You can pay for SAT prep. You can pay for someone to write a college application essay. You can pay a private school to fill a high-school transcript with AP courses.
And, if you’re willing to take the risk, you can even pay someone else to take your standardized tests for you.
The bottom line: money helps when it comes to college admissions. For decades, colleges and universities claimed to be remedying that fact by implementing race-conscious admission practices.
But last week a pivotal Supreme Court decision brought against Harvard University determined the practice runs afoul of the 14th Amendment’s Equal Protections Clause.
As schools like Harvard lament their inability to foster diversity on campus without race-based affirmative action, they’re ignoring a blatantly obvious alternative: wealth-based affirmative action. Now that skin color can’t be a consideration in admissions, bank balance should become one.
It’s a solution that would help diversify campuses socioeconomically and, by proxy, racially, considering America’s vast racial wealth disparities.
According to John Jay College professor Evan Mandery’s book “Poison Ivy: How Elite Colleges Divide Us,” the average family income of Harvard students is $505,000.
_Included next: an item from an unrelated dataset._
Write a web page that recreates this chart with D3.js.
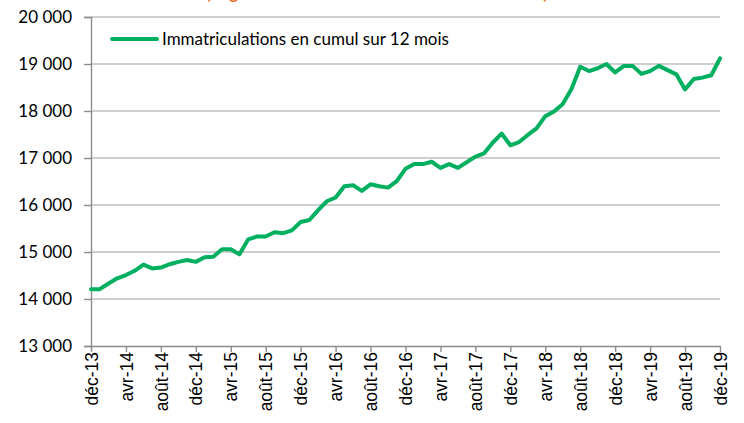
<!DOCTYPE html>
<html>
<head>
<meta charset="utf-8">
<script src="https://cdn.jsdelivr.net/npm/d3@7"></script>
<style>
  html, body { margin: 0; padding: 0; background: #fff; }
  svg { display: block; }
</style>
</head>
<body>
<svg id="chart" width="744" height="423"></svg>
<script>
// ---- Data ----
const monthNames = ["janv", "févr", "mars", "avr", "mai", "juin", "juil", "août", "sept", "oct", "nov", "déc"];
const categories = ["déc-13"];
for (let yy = 14; yy <= 19; yy++) {
  for (let m = 0; m < 12; m++) categories.push(monthNames[m] + "-" + yy);
}
const seriesName = "Immatriculations en cumul sur 12 mois";
const values = [
  14210, 14210, 14330, 14440, 14510, 14600, 14730, 14650, 14670, 14740,
  14790, 14830, 14790, 14890, 14900, 15060, 15060, 14950, 15270, 15330,
  15330, 15420, 15400, 15460, 15640, 15680, 15890, 16080, 16160, 16400,
  16420, 16300, 16440, 16400, 16370, 16510, 16770, 16870, 16870, 16920,
  16790, 16870, 16790, 16910, 17030, 17100, 17330, 17520, 17270, 17340,
  17490, 17630, 17890, 17990, 18150, 18470, 18940, 18850, 18910, 19000,
  18820, 18960, 18960, 18790, 18850, 18960, 18870, 18780, 18460, 18680,
  18710, 18760, 19120
];
const xTickLabels = ["déc-13", "avr-14", "août-14", "déc-14", "avr-15", "août-15", "déc-15",
  "avr-16", "août-16", "déc-16", "avr-17", "août-17", "déc-17", "avr-18", "août-18",
  "déc-18", "avr-19", "août-19", "déc-19"];
const yTicks = [13000, 14000, 15000, 16000, 17000, 18000, 19000, 20000];
const titleText = "(en glissement annuel des immatriculations neuves)";

// ---- Layout ----
const svg = d3.select("#chart");
const mLeft = 91, mRight = 720, mTop = 17, mBottom = 346;

const x = d3.scalePoint().domain(categories).range([mLeft, mRight]);
const y = d3.scaleLinear().domain([13000, 20000]).range([mBottom, mTop]);

// Title (cropped at the top in the reference)
svg.append("text")
  .attr("x", 206).attr("y", -1)
  .attr("textLength", 342).attr("lengthAdjust", "spacing")
  .attr("font-family", "Lato, sans-serif").attr("font-weight", "bold")
  .attr("font-size", 17).attr("fill", "#F26B21")
  .text(titleText);

// Gridlines
svg.append("g").selectAll("line")
  .data(yTicks.filter(d => d > 13000))
  .join("line")
  .attr("x1", mLeft).attr("x2", mRight)
  .attr("y1", d => y(d)).attr("y2", d => y(d))
  .attr("stroke", "#BFBFBF").attr("stroke-width", 1.4);

// Y axis
const yAxis = svg.append("g")
  .attr("transform", `translate(${mLeft},0)`)
  .call(d3.axisLeft(y).tickValues(yTicks).tickSize(7).tickPadding(12)
    .tickFormat(d => d3.format(",")(d).replace(",", " ")));
yAxis.select(".domain").attr("stroke", "#8C8C8C").attr("stroke-width", 1.4);
yAxis.selectAll(".tick line").attr("stroke", "#8C8C8C").attr("stroke-width", 1.4);
yAxis.selectAll("text")
  .attr("font-family", "Lato, sans-serif").attr("font-size", 17).attr("fill", "#000");

// X axis
const xAxis = svg.append("g")
  .attr("transform", `translate(0,${mBottom})`)
  .call(d3.axisBottom(x).tickValues(xTickLabels).tickSize(6).tickSizeOuter(0));
xAxis.select(".domain").attr("stroke", "#8C8C8C").attr("stroke-width", 1.4);
xAxis.selectAll(".tick line").attr("stroke", "#8C8C8C").attr("stroke-width", 1.4);
xAxis.selectAll("text")
  .attr("font-family", "'Liberation Sans', Arial, sans-serif").attr("font-size", 17.5)
  .attr("fill", "#000")
  .attr("transform", "rotate(-90)")
  .attr("text-anchor", "end")
  .attr("x", -6).attr("y", 0).attr("dy", "0.35em");

// Line
const line = d3.line()
  .x((d, i) => x(categories[i]))
  .y(d => y(d));
svg.append("path")
  .datum(values)
  .attr("d", line)
  .attr("fill", "none")
  .attr("stroke", "#00B060")
  .attr("stroke-width", 4)
  .attr("stroke-linejoin", "round")
  .attr("stroke-linecap", "round");

// Legend
const lg = svg.append("g");
lg.append("line")
  .attr("x1", 112).attr("x2", 157).attr("y1", 39).attr("y2", 39)
  .attr("stroke", "#00B060").attr("stroke-width", 4).attr("stroke-linecap", "round");
lg.append("text")
  .attr("x", 162).attr("y", 39).attr("dy", "0.35em")
  .attr("font-family", "Lato, sans-serif").attr("font-size", 17).attr("fill", "#000")
  .text(seriesName);
</script>
</body>
</html>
More Harvard students are in the top 1% of family income than the bottom 50%. Worse yet, as many hale from the top one-tenth of 1% as from the bottom 20, according to analysis by economists Raj Chetty and John N. Friedman of data from the Harvard Crimson’s survey of the class of 2017.
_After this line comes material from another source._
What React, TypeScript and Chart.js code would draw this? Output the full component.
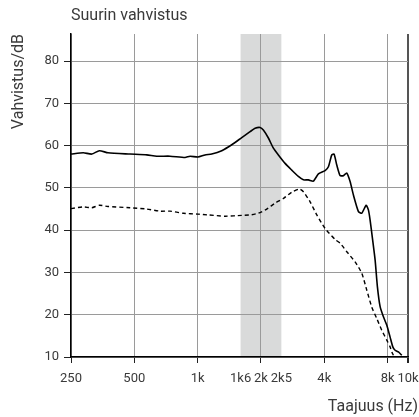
import React, { useEffect, useRef } from 'react';
import { Chart, registerables } from 'chart.js';

Chart.register(...registerables);

// Solid curve (upper)
const SOLID_FREQ = [
  250, 286, 314, 341, 375, 477, 573, 639, 739, 871, 920, 1003, 1084, 1167, 1302, 1453,
  1621, 1775, 1875, 1981, 2053, 2169, 2291, 2420, 2604, 2802, 3012, 3182, 3361, 3550,
  3750, 4036, 4184, 4342, 4453, 4586, 4756, 4931, 5117, 5306, 5502, 5813, 6030, 6322,
  6483, 6605, 6774, 6978, 7155, 7370, 7641, 7930, 8221, 8468, 8685, 9005, 9345,
];
const SOLID_GAIN = [
  58.0, 58.3, 58.0, 58.8, 58.3, 58.0, 57.8, 57.5, 57.5, 57.2, 57.5, 57.3, 57.8, 58.0, 58.8, 60.2,
  61.9, 63.3, 64.1, 64.3, 63.7, 61.8, 59.4, 57.8, 55.8, 54.2, 52.7, 51.9, 51.9, 51.6,
  53.3, 54.1, 55.0, 57.8, 58.0, 55.4, 52.9, 52.9, 53.5, 51.5, 48.3, 44.4, 44.0, 45.9,
  44.8, 42.4, 38.1, 32.9, 26.6, 21.9, 19.5, 17.5, 14.7, 12.4, 11.6, 11.2, 10.4,
];

// Dashed curve (lower)
const DASHED_FREQ = [
  250, 286, 314, 341, 375, 477, 573, 662, 739, 855, 1003, 1124, 1350, 1621, 1775, 1944,
  2131, 2335, 2556, 2802, 3012, 3069, 3182, 3425, 3686, 4036, 4503, 4756, 5117, 5605,
  6030, 6370, 6727, 7107, 7508, 7930, 8221, 8377, 8526,
];
const DASHED_GAIN = [
  45.1, 45.5, 45.3, 45.9, 45.6, 45.3, 45.0, 44.5, 44.5, 44.0, 43.8, 43.6, 43.3, 43.5, 43.6, 44.0,
  45.0, 46.4, 47.5, 49.0, 49.7, 49.7, 49.1, 46.7, 43.6, 40.4, 37.8, 36.9, 34.9, 32.5,
  29.8, 25.8, 21.8, 19.1, 16.3, 14.0, 12.4, 11.2, 10.4,
];

const X_TICKS = [250, 500, 1000, 1600, 2000, 2500, 4000, 8000, 10000];
const X_TICK_LABELS = ['250', '500', '1k', '1k6', '2k', '2k5', '4k', '8k', '10k'];
const X_NO_GRID = [1600, 2500];
const Y_TICKS = [10, 20, 30, 40, 50, 60, 70, 80];
const BAND = [1600, 2500];

const TITLE = 'Suurin vahvistus';
const X_TITLE = 'Taajuus (Hz)';
const Y_TITLE = 'Vahvistus/dB';

const TEXT_COLOR = '#3a3a3a';
const TITLE_FONT = 'Roboto, "Noto Sans", sans-serif';
const TICK_FONT = 'Roboto, sans-serif';

const decor = {
  id: 'decor',
  beforeDraw(chart: any) {
    const { ctx, chartArea, scales } = chart;
    const x0 = scales.x.getPixelForValue(BAND[0]);
    const x1 = scales.x.getPixelForValue(BAND[1]);
    ctx.save();
    ctx.fillStyle = '#d9dada';
    ctx.fillRect(x0, chartArea.top, x1 - x0, chartArea.bottom - chartArea.top);
    ctx.restore();
  },
  afterDraw(chart: any) {
    const { ctx, chartArea } = chart;
    ctx.save();
    ctx.fillStyle = TEXT_COLOR;
    ctx.font = `16px ${TITLE_FONT}`;
    ctx.textBaseline = 'alphabetic';
    ctx.textAlign = 'left';
    ctx.fillText(TITLE, chartArea.left, 20);
    ctx.textAlign = 'right';
    ctx.fillText(X_TITLE, chart.width - 1, 411);
    ctx.restore();
  },
};

export default function App() {
  const ref = useRef<HTMLCanvasElement | null>(null);

  useEffect(() => {
    if (!ref.current) return;
    const chart = new Chart(ref.current, {
      type: 'line',
      data: {
        datasets: [
          {
            data: SOLID_FREQ.map((f, i) => ({ x: f, y: SOLID_GAIN[i] })),
            borderColor: '#000000',
            borderWidth: 1.6,
            pointRadius: 0,
            tension: 0.2,
            fill: false,
          },
          {
            data: DASHED_FREQ.map((f, i) => ({ x: f, y: DASHED_GAIN[i] })),
            borderColor: '#000000',
            borderWidth: 1.4,
            borderDash: [4, 3],
            pointRadius: 0,
            tension: 0.2,
            fill: false,
          },
        ],
      },
      options: {
        responsive: false,
        animation: false,
        devicePixelRatio: 1,
        layout: { padding: { left: 0, top: 34, right: 11, bottom: 0 } },
        plugins: {
          legend: { display: false },
          tooltip: { enabled: false },
          title: { display: false },
        },
        scales: {
          x: {
            type: 'logarithmic',
            min: 250,
            max: 10000,
            afterBuildTicks: (scale: any) => {
              scale.ticks = X_TICKS.map((v) => ({ value: v }));
            },
            afterFit: (scale: any) => {
              scale.height = 60;
              scale.paddingLeft = 0;
              scale.paddingRight = 0;
            },
            ticks: {
              autoSkip: false,
              maxRotation: 0,
              minRotation: 0,
              padding: 8,
              color: TEXT_COLOR,
              font: { family: TICK_FONT, size: 13 },
              callback: (v: any) => X_TICK_LABELS[X_TICKS.indexOf(Number(v))],
            },
            grid: {
              drawOnChartArea: true,
              drawTicks: true,
              tickLength: 6,
              color: (ctx: any) => {
                const v = ctx.tick && ctx.tick.value;
                if (X_NO_GRID.includes(v)) return 'rgba(0,0,0,0)';
                if (v === 10000) return '#555555';
                return '#9a9a9a';
              },
              lineWidth: (ctx: any) => (ctx.tick && ctx.tick.value === 10000 ? 2 : 1),
              tickColor: (ctx: any) => {
                const v = ctx.tick && ctx.tick.value;
                if (X_NO_GRID.includes(v)) return 'rgba(0,0,0,0)';
                return '#222222';
              },
            },
            border: { display: true, color: '#000000', width: 1.5 },
          },
          y: {
            type: 'linear',
            min: 10,
            max: 86.4,
            afterBuildTicks: (scale: any) => {
              scale.ticks = Y_TICKS.map((v) => ({ value: v }));
            },
            afterFit: (scale: any) => {
              scale.width = 71;
              scale.paddingTop = 0;
              scale.paddingBottom = 0;
            },
            ticks: {
              padding: 5,
              color: TEXT_COLOR,
              font: { family: TICK_FONT, size: 13 },
            },
            grid: {
              color: '#9a9a9a',
              lineWidth: 1,
              tickLength: 7,
              tickColor: '#222222',
            },
            border: { display: true, color: '#000000', width: 1.5 },
            title: {
              display: true,
              text: Y_TITLE,
              align: 'end',
              color: TEXT_COLOR,
              font: { family: TITLE_FONT, size: 16 },
              padding: { top: 9, bottom: 0 },
            },
          },
        },
      },
      plugins: [decor],
    } as any);
    return () => chart.destroy();
  }, []);

  return (
    <div style={{ position: 'absolute', left: 0, top: 0, width: 419, height: 417, background: '#ffffff' }}>
      <canvas ref={ref} width={419} height={417} style={{ display: 'block', width: 419, height: 417 }} />
    </div>
  );
}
And it’s not just white students who are throwing the numbers off. Some 71 percent of black, Hispanic and Native American students at Harvard are within the top fifth richest members of their respective racial group, according to Chetty and Friedman’s analysis of millions of tuition and tax records.
No matter how you slice it, it’s clear that Harvard’s student body isn’t even remotely reflective of the country at large.
And, considering that the university’s acceptance rate is a meager 3.4% and they can afford to fill their classes twice over with high school valedictorians, admissions officers really do have the power to tip the scales with wealth-based affirmative action.
It’s a system that’s proven to work for students of all backgrounds.
After California outlawed race-based affirmative action in 1996, UCLA Law School implemented a wealth-conscious admissions process. Analysis of their admissions data revealed that Hispanic students were twice as likely to be accepted and black students eleven times as likely as they otherwise would have been.
It’s a just, effective and obvious alternative. But colleges aren’t leaning in for one simple reason: money talks. Schools know that the families of wealthy students are far more likely to line their pockets with donations.
In fact, analysis by the National Bureau of Economic Research found that, even though Harvard University is sitting on a $50 billion endowment, children of donors were seven times more likely to get in than a typical applicant.
It’s essentially affirmative action for rich kids — and it’s taking spots from the applicants who truly pulled themselves up by their bootstraps.
Whether they couldn’t afford the cost of a tutor, worked a job during high school or cared for a sick relative, under-resourced kids who prove themselves should be celebrated.
And, whether they’re from the inner city or Appalachia, their skin color should be secondary to their contextual excellence.
A college degree was long hailed as a vehicle for class mobility. But elite colleges are betraying that ideal by churning out generation after generation of wealthy, connected kids on a nepotistic factory line.
This Supreme Court decision offers an opportunity for schools to reconsider that process.
What should be an easy question seems sadly all too hard for colleges to answer. What matters more: dollars or diversity?